L’appétit vient en mangeant. Comme Woolf, on peut se mettre à table avec désespoir : « J’avais envie de tout envoyer promener ; cependant je continuais à taper. Au bout d’une heure, je sentis la ligne se tendre. Hier j’ai relu de nouveau et je me dis que ce pourrait être mon meilleur livre. »

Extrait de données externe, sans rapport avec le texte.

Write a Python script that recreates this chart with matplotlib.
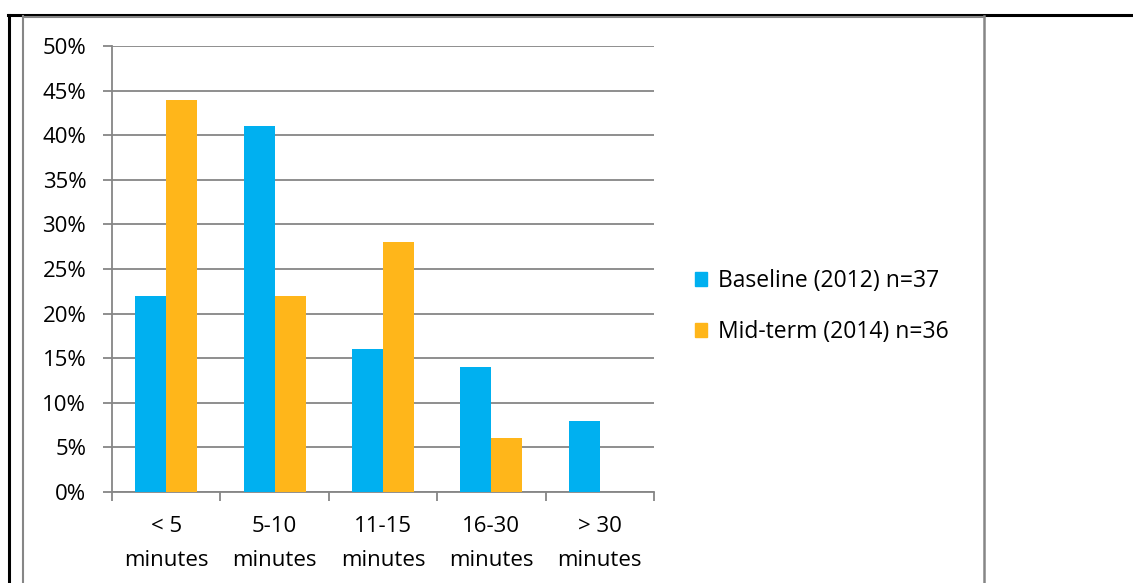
import matplotlib.pyplot as plt
import numpy as np
from matplotlib.lines import Line2D
from matplotlib.patches import Rectangle

plt.rcParams['font.family'] = ['Open Sans', 'DejaVu Sans']

# --- Datos ---
categorias = ['< 5\nminutes', '5-10\nminutes', '11-15\nminutes', '16-30\nminutes', '> 30\nminutes']
baseline = [0.22, 0.41, 0.16, 0.14, 0.08]
midterm = [0.44, 0.22, 0.28, 0.06, 0.0]
etiquetas = ['Baseline (2012) n=37', 'Mid-term (2014) n=36']
colores = ['#00B0F0', '#FFB61A']

W, H = 1133, 583
fig = plt.figure(figsize=(W / 100, H / 100), dpi=100)

# marco de la tabla y del gráfico
fig.add_artist(Line2D([8 / W, 1], [1 - 15 / H, 1 - 15 / H], color='black', lw=2.2))
fig.add_artist(Line2D([9 / W, 9 / W], [0, 1 - 15 / H], color='black', lw=2.2))
fig.add_artist(Line2D([23 / W, 23 / W], [0, 1 - 16 / H], color='#868686', lw=1.5))
fig.add_artist(Line2D([984 / W, 984 / W], [0, 1 - 16 / H], color='#868686', lw=1.8))
fig.add_artist(Line2D([23 / W, 984 / W], [1 - 16.5 / H, 1 - 16.5 / H], color='#868686', lw=1.5))

ax = fig.add_axes([112 / W, (H - 492) / H, (654 - 112) / W, (492 - 46) / H])

x = np.arange(len(categorias))
ancho = 0.286
ax.bar(x - ancho / 2, baseline, ancho, color=colores[0], label=etiquetas[0], zorder=3)
ax.bar(x + ancho / 2, midterm, ancho, color=colores[1], label=etiquetas[1], zorder=3)

ax.set_xlim(-0.5, len(categorias) - 0.5)
ax.set_ylim(0, 0.5)
yt = np.arange(0, 0.51, 0.05)
ax.set_yticks(yt)
ax.set_yticklabels([f'{int(round(v * 100))}%' for v in yt], fontsize=16)
ax.yaxis.grid(True, color='#868686', lw=1.3, zorder=0)
ax.tick_params(axis='y', length=6.5, width=1.3, color='#868686', pad=12)

ax.set_xticks(np.arange(-0.5, len(categorias), 1.0))
ax.set_xticklabels([])
ax.set_xticks(x, minor=True)
ax.set_xticklabels(categorias, minor=True, fontsize=16, linespacing=1.85)
ax.tick_params(axis='x', which='major', length=6.5, width=1.3, color='#868686')
ax.tick_params(axis='x', which='minor', length=0, pad=17)

for lado in ['top', 'right']:
    ax.spines[lado].set_visible(False)
for lado in ['left', 'bottom']:
    ax.spines[lado].set_color('#868686')
    ax.spines[lado].set_linewidth(1.3)

fig.legend(handles=[Rectangle((0, 0), 1, 1, color=c) for c in colores], labels=etiquetas,
           loc='center left', bbox_to_anchor=(674 / W, 1 - 306.5 / H), frameon=False,
           fontsize=16.5, handlelength=0.55, handleheight=0.55, handletextpad=0.45,
           labelspacing=1.2)

fig.savefig('out.png', dpi=100)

S’y mettre. Mimer la posture physique de l’écriture. Ecouter le rythme du crayonnement même si l’on ne trace que des ronds. Car dans cette dynamique se manifestera l’élan de création. Ecrire est le seul remède contre l’engourdissement d’écrire. Ecrire guérit l’absence de désir d’écrire. L’appétit vient en forgeant. Et Gide, jubilant : « Anorexie. Il a suffi pour en triompher, momentanément du moins, de ces quelques pages que je viens d’écrire à plume abattue. »

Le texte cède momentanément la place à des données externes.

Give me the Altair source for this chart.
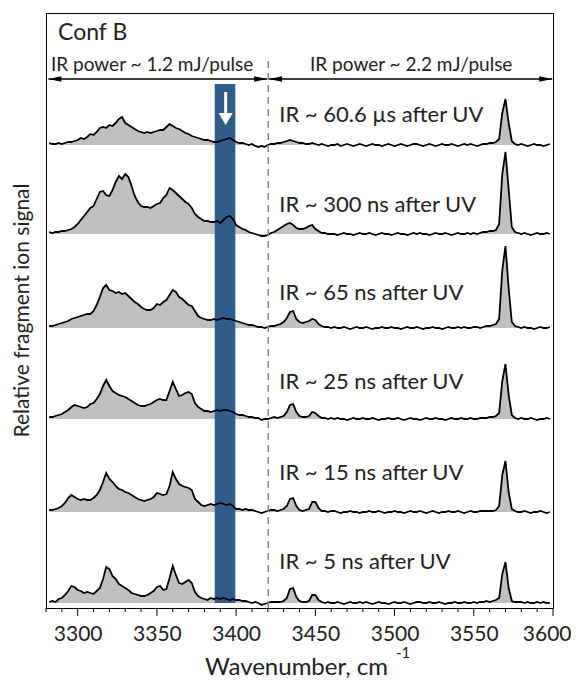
import altair as alt
import pandas as pd

# wavenumber sampling grid (cm^-1), 2 cm^-1 steps
wavenumber = list(range(3282, 3600, 2))

trace_names = ["60.6 us", "300 ns", "65 ns", "25 ns", "15 ns", "5 ns"]
delay_labels = ["IR ~ 60.6 \u00b5s after UV", "IR ~ 300 ns after UV", "IR ~ 65 ns after UV",
                "IR ~ 25 ns after UV", "IR ~ 15 ns after UV", "IR ~ 5 ns after UV"]
offsets = [458, 369, 275, 184, 91, 0]
label_y = [488, 398, 310, 221, 130, 41]

major_ticks = [3300, 3350, 3400, 3450, 3500, 3550, 3600]
minor_ticks = [3280, 3290, 3310, 3320, 3330, 3340, 3360, 3370, 3380, 3390, 3410, 3420,
               3430, 3440, 3460, 3470, 3480, 3490, 3510, 3520, 3530, 3540, 3560, 3570,
               3580, 3590]

sig_60us = [
    2, 1, 1, 2, 1, 2, 3, 3, 4, 5,
    7, 6, 8, 11, 10, 13, 17, 18, 17, 20,
    19, 22, 26, 28, 22, 20, 18, 16, 14, 13,
    12, 13, 12, 13, 14, 15, 15, 18, 21, 19,
    17, 16, 14, 12, 11, 9, 8, 7, 6, 5,
    5, 4, 3, 3, 4, 5, 6, 7, 5, 3,
    2, 2, 1, 0, 1, -1, -2, -1, -2, 0,
    1, 1, 2, 2, 3, 4, 5, 4, 3, 2,
    2, 1, 1, 2, 1, 0, 1, 0, -1, 0,
    0, 1, -1, 0, 1, 0, -1, 0, 1, 0,
    -1, 0, 1, 0, 0, -1, 0, 1, 0, -1,
    0, 1, 0, -1, 0, 1, 1, 0, -1, 0,
    1, 0, -1, 0, 1, 0, 0, 1, 0, -1,
    0, 1, 0, 1, 0, -1, 0, 1, 1, 2,
    2, 3, 6, 32, 46, 22, 4, 1, 0, 1,
    0, -1, 0, 1, 0, 0, -1, 0, 1,
]
sig_300ns = [
    2, 1, 2, 2, 3, 3, 4, 5, 7, 10,
    14, 18, 22, 26, 28, 35, 42, 43, 39, 38,
    44, 52, 58, 55, 60, 57, 48, 38, 32, 28,
    27, 27, 26, 28, 30, 31, 36, 39, 46, 44,
    41, 38, 35, 32, 30, 26, 20, 17, 15, 13,
    13, 12, 12, 13, 11, 14, 17, 18, 15, 9,
    7, 5, 4, 2, 1, 0, -1, -2, -2, -1,
    1, 2, 4, 6, 8, 10, 11, 9, 6, 5,
    5, 6, 8, 9, 5, 3, 1, 1, 0, 0,
    0, -1, 0, 1, 0, 0, -1, 0, 1, 0,
    0, 1, 0, -1, 0, 1, 0, 0, -1, 0,
    1, 0, 0, -1, 0, 1, 0, 1, 0, 0,
    -1, 0, 1, 0, 0, 1, 0, -1, 0, 1,
    0, 0, 1, 0, 1, 0, 1, 2, 2, 3,
    3, 4, 10, 60, 82, 45, 7, 2, 1, 0,
    1, 0, -1, 0, 1, 0, 0, 1, 0,
]
sig_65ns = [
    2, 2, 3, 4, 5, 6, 7, 9, 10, 11,
    12, 13, 14, 14, 17, 23, 31, 40, 43, 38,
    37, 35, 36, 34, 35, 32, 29, 26, 24, 21,
    19, 18, 18, 20, 24, 23, 26, 28, 33, 38,
    36, 31, 29, 26, 23, 22, 17, 12, 10, 9,
    8, 8, 9, 8, 9, 10, 9, 9, 8, 7,
    6, 5, 4, 3, 3, 2, 1, 1, 0, 1,
    2, 2, 3, 4, 6, 10, 16, 17, 9, 6,
    5, 6, 7, 9, 8, 4, 2, 1, 1, 0,
    1, 0, 0, 1, 0, -1, 0, 1, 0, 0,
    1, 0, -1, 0, 0, 1, 0, 0, 1, 0,
    0, -1, 0, 1, 0, 0, 1, 0, -1, 0,
    0, 1, 0, 0, -1, 0, 1, 0, 0, 1,
    0, 1, 0, 0, 1, 1, 0, 1, 2, 2,
    3, 4, 9, 58, 82, 40, 6, 2, 1, 0,
    1, 0, 0, -1, 0, 1, 0, 0, 1,
]
sig_25ns = [
    2, 2, 3, 4, 5, 7, 9, 12, 14, 13,
    12, 11, 12, 15, 16, 20, 25, 33, 39, 33,
    28, 26, 24, 23, 22, 20, 18, 16, 14, 13,
    13, 14, 15, 17, 19, 20, 19, 19, 28, 37,
    30, 23, 24, 26, 27, 25, 16, 12, 10, 8,
    8, 7, 8, 9, 8, 9, 9, 8, 7, 5,
    4, 4, 3, 2, 2, 1, 1, -1, 0, 0,
    1, 2, 1, 2, 3, 7, 14, 15, 7, 3,
    2, 2, 3, 7, 6, 3, 1, 1, 0, 1,
    0, 1, 0, 0, -1, 0, 1, 0, 0, 1,
    0, 0, 1, 0, -1, 0, 0, 1, 0, 0,
    1, 0, -1, 0, 1, 0, 0, -1, 0, 1,
    0, 0, 1, 0, 0, -1, 0, 1, 0, 0,
    1, 0, 0, 1, 0, 0, 1, 1, 1, 2,
    2, 3, 6, 38, 55, 24, 4, 1, 0, 1,
    0, 0, 1, 0, -1, 0, 0, 1, 0,
]
sig_15ns = [
    2, 2, 3, 4, 6, 9, 14, 17, 15, 13,
    12, 13, 12, 12, 14, 17, 22, 30, 39, 33,
    30, 26, 23, 22, 20, 19, 17, 15, 13, 12,
    11, 12, 13, 15, 19, 18, 17, 18, 26, 40,
    33, 28, 26, 25, 24, 22, 13, 10, 7, 6,
    7, 8, 7, 8, 9, 8, 7, 8, 6, 3,
    3, 2, 3, 2, 2, 1, 0, -1, 0, 1,
    2, 2, 1, 2, 3, 6, 13, 14, 6, 2,
    1, 2, 3, 10, 10, 4, 1, 1, 0, 1,
    1, 0, -1, 0, 0, 1, 0, 0, -1, 0,
    0, 1, 0, 0, 1, 0, -1, 0, 0, 1,
    0, 0, -1, 0, 1, 0, 0, 1, 0, -1,
    0, 1, 0, -1, 0, 0, 1, 0, 0, 1,
    0, -1, 0, 1, 0, 0, 1, 1, 1, 1,
    1, 2, 6, 37, 51, 20, 3, 1, 0, 0,
    1, 0, -1, 0, 0, 1, 0, -1, 0,
]
sig_5ns = [
    1, 2, 1, 4, 5, 8, 12, 17, 16, 13,
    12, 10, 11, 10, 9, 12, 15, 24, 36, 34,
    27, 24, 19, 17, 15, 13, 10, 9, 8, 7,
    7, 8, 10, 12, 16, 17, 13, 14, 25, 37,
    28, 20, 19, 21, 23, 20, 11, 7, 5, 4,
    3, 5, 4, 5, 4, 5, 4, 3, 4, 3,
    3, 2, 2, 1, 0, 1, 0, -2, -1, 0,
    1, 1, 1, 1, 2, 5, 14, 15, 6, 2,
    1, 1, 2, 8, 8, 3, 1, 0, 1, 0,
    0, 1, 0, -1, 0, 1, 0, 0, 1, 0,
    1, 0, -1, 0, 1, 0, 0, -1, 0, 1,
    0, 0, 1, 0, -1, 0, 1, 1, 0, 0,
    1, 0, 0, 1, 0, -1, 0, 0, 1, 0,
    0, 1, 0, 0, 1, 0, 1, 1, 2, 1,
    2, 3, 5, 29, 41, 15, 2, 1, 1, 1,
    0, 1, 0, 0, 1, 0, 1, 0, 0,
]
signals = [sig_60us, sig_300ns, sig_65ns, sig_25ns, sig_15ns, sig_5ns]

rows = []
for name, off, sig in zip(trace_names, offsets, signals):
    assert len(sig) == len(wavenumber), (name, len(sig))
    for w, s in zip(wavenumber, sig):
        rows.append({"trace": name, "wn": w, "base": off, "top": off + s})
df = pd.DataFrame(rows)

TXT = "#222222"
H = 595
xscale = alt.Scale(domain=[3280, 3600], nice=False, zero=False)
yscale = alt.Scale(domain=[-5, 590], nice=False, zero=False)

xaxis = alt.Axis(
    values=major_ticks, format="d", ticks=False, domain=False, grid=False,
    labelOverlap=False, labelFlush=True, labelFlushOffset=18,
    labelFontSize=21, labelColor=TXT, labelPadding=15,
    title="Wavenumber, cm", titleFontSize=24, titleFontWeight="normal", titleColor=TXT,
    titleX=250, titleY=59, titleBaseline="middle",
)
yaxis = alt.Axis(
    labels=False, ticks=False, domain=False, grid=False,
    title="Relative fragment ion signal", titleFontSize=21, titleFontWeight="normal",
    titleColor=TXT, titleX=-24, titleY=297, titleBaseline="middle",
)

area = alt.Chart(df).mark_area(color="#c0c0c0").encode(
    x=alt.X("wn:Q", scale=xscale, axis=xaxis),
    y=alt.Y("top:Q", scale=yscale, axis=yaxis),
    y2="base:Q",
    detail="trace:N",
)
line = alt.Chart(df).mark_line(color="black", strokeWidth=1.8).encode(
    x="wn:Q", y="top:Q", detail="trace:N"
)

major_rules = alt.Chart(pd.DataFrame({"t": major_ticks})).mark_rule(
    color="black", strokeWidth=1
).encode(x="t:Q", y=alt.value(H), y2=alt.value(H + 8))
minor_rules = alt.Chart(pd.DataFrame({"t": minor_ticks})).mark_rule(
    color="black", strokeWidth=1
).encode(x="t:Q", y=alt.value(H), y2=alt.value(H + 4))

band = alt.Chart(pd.DataFrame({"x1": [3386.5], "x2": [3399.5], "y1": [0], "y2": [519]})).mark_rect(
    color="#2f5c88"
).encode(x="x1:Q", x2="x2:Q", y="y1:Q", y2="y2:Q")

white_shaft = alt.Chart(pd.DataFrame({"x": [3393.4], "y1": [511], "y2": [486]})).mark_rule(
    color="white", strokeWidth=3
).encode(x="x:Q", y="y1:Q", y2="y2:Q")
white_head = alt.Chart(pd.DataFrame({"x": [3393.4], "y": [484]})).mark_point(
    shape="triangle-down", filled=True, color="white", opacity=1, size=200
).encode(x="x:Q", y="y:Q")

dashed = alt.Chart(pd.DataFrame({"x": [3420.3], "y1": [-5], "y2": [546]})).mark_rule(
    color="#8a8a8a", strokeWidth=1.5, strokeDash=[7, 5]
).encode(x="x:Q", y="y1:Q", y2="y2:Q")

arrow_df = pd.DataFrame({"x1": [3281.5, 3420.8], "x2": [3419.6, 3599.5], "y": [524, 524]})
arrow_lines = alt.Chart(arrow_df).mark_rule(color="black", strokeWidth=1.3).encode(
    x="x1:Q", x2="x2:Q", y="y:Q"
)
left_head_path = "M-1,0 L1,-0.42 L1,0.42 Z"
right_head_path = "M1,0 L-1,-0.42 L-1,0.42 Z"
heads_left = alt.Chart(pd.DataFrame({"x": [3285.6, 3424.9], "y": [524, 524]})).mark_point(
    shape=left_head_path, filled=True, color="black", opacity=1, size=169
).encode(x="x:Q", y="y:Q")
heads_right = alt.Chart(pd.DataFrame({"x": [3415.5, 3595.4], "y": [524, 524]})).mark_point(
    shape=right_head_path, filled=True, color="black", opacity=1, size=169
).encode(x="x:Q", y="y:Q")

power_df = pd.DataFrame({
    "x": [3347, 3510.5], "y": [538, 538],
    "t": ["IR power ~ 1.2 mJ/pulse", "IR power ~ 2.2 mJ/pulse"],
})
power_text = alt.Chart(power_df).mark_text(fontSize=19, color=TXT, align="center").encode(
    x="x:Q", y="y:Q", text="t:N"
)

conf_text = alt.Chart(pd.DataFrame({"x": [3287.6], "y": [570], "t": ["Conf B"]})).mark_text(
    fontSize=23, color=TXT, align="left"
).encode(x="x:Q", y="y:Q", text="t:N")

delay_df = pd.DataFrame({"x": [3427.2] * 6, "y": label_y, "t": delay_labels})
delay_text = alt.Chart(delay_df).mark_text(fontSize=22, color=TXT, align="left").encode(
    x="x:Q", y="y:Q", text="t:N"
)

sup_text = alt.Chart(pd.DataFrame({"t": ["-1"]})).mark_text(
    fontSize=15, color=TXT, align="left"
).encode(x=alt.value(350), y=alt.value(640), text="t:N")

chart = alt.layer(
    area, band, line, dashed, white_shaft, white_head,
    arrow_lines, heads_left, heads_right, major_rules, minor_rules,
    power_text, conf_text, delay_text, sup_text,
).properties(
    width=507, height=H,
    autosize=alt.AutoSizeParams(type="none"),
    padding={"left": 38, "top": 5, "right": 18, "bottom": 72},
).configure(font="Lato").configure_view(stroke="black", strokeWidth=1)

chart.save("out.html", embed_options={"renderer": "svg", "actions": False})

Est-ce le grelottement du réveil qui déclenchera la dictée ? Ou le bruit que fait le camion des éboueurs, leur balai, sur la chaussée ? Pour déclencher l’envie d’écrire, pour qu’elle devienne aussi réflexe, nécessaire et ponctuelle qu’une défécation matinale, Paul Valéry, de quatre à six, lèche et mord, peut-être, le corps de métal salé de son stylo, jusqu’à ce que ses gencives le démangent et qu’il ait mal aux dix-sept muscles de la langue. Cette torture appelle la faim d’écrire. Les outils dont il use, à qui il laisse la parole — puisqu’il n’a rien à dire lui-même, puisque sa main parle pour lui, puisque l’inspiration c’est la table —, il les regarde comme des organismes complexes à qui il doit le respect. Tous ses stylos, à plume ou à bille, sont des organismes vivants, des formes bien penchées dans sa main, avec des artères molles, de courts intestins, des pompes et des réservoirs organisés en système vasculaire, et, craignant les chocs et la sécheresse, un liquide circulant. C’est dans cette humeur-là qu’il puise quand il n’a encore rien à donner. Les gouttes d’encre projetées, la plume saturée ou bien au contraire, la cartouche finissante qui distribue parcimonieusement l’encre en pointillés bifides et pâles, c’est écrire. Il y a d’autres mises en train. Avec des outils différents, des couleurs, du crayon, il se donne faim. Pour avoir toujours envie d’écrire, parce qu’il a peur de la perdre.
Il ne faut pas beaucoup répéter les gestes pour que le corps les fasse siens et devienne funambule ou tailleur. Valéry met en jeu ces mêmes forces qui donnent un maître cordonnier et ces mêmes programmes qui font les danseurs, bref ce bouquet d’attitudes et de postures que comporte tout apprentissage gestuel. L’écrivain a des gestes simples : ses pieds, ses genoux, ses hanches sont fléchis dans la posture assise. On note la courbure de son rachis penché sur la table de travail, la légère dépression de sa cage thoracique contre l’arête de cette même table, les épaules un peu enroulées, la tête basse, les mains planes ou crispées en serre sur le manche de l’outil.
Ainsi n’importe quel enfant scolarisé peut s’asseoir comme un écrivain aussitôt que sonne la cloche de l’école. Ce qui diffère chez l’écrivain : l’horloge est muette comme une Parque, et d’elle tombe la parole et la loi. Elle ordonne, impérieusement, de se lever et d’aller écrire, avec cette même insistance douloureuse qui fait aller à la selle, chaque jour, entre deux et quatre, ou bien qui ferme les paupières, le soir, vers onze heures et quart sans qu’on n’y puisse rien. Quand l’écriture n’est plus une nécessité extérieure, sociale ou professionnelle, mais un taux de quelque chose dans le sang, un appel circulant, aussi éminent et profond que la nicotine ou le sucre. « Il me faut le matin, ce cahier avec ma cigarette — et de même nécessité, écrit Valéry. Je pâtis sans cela ».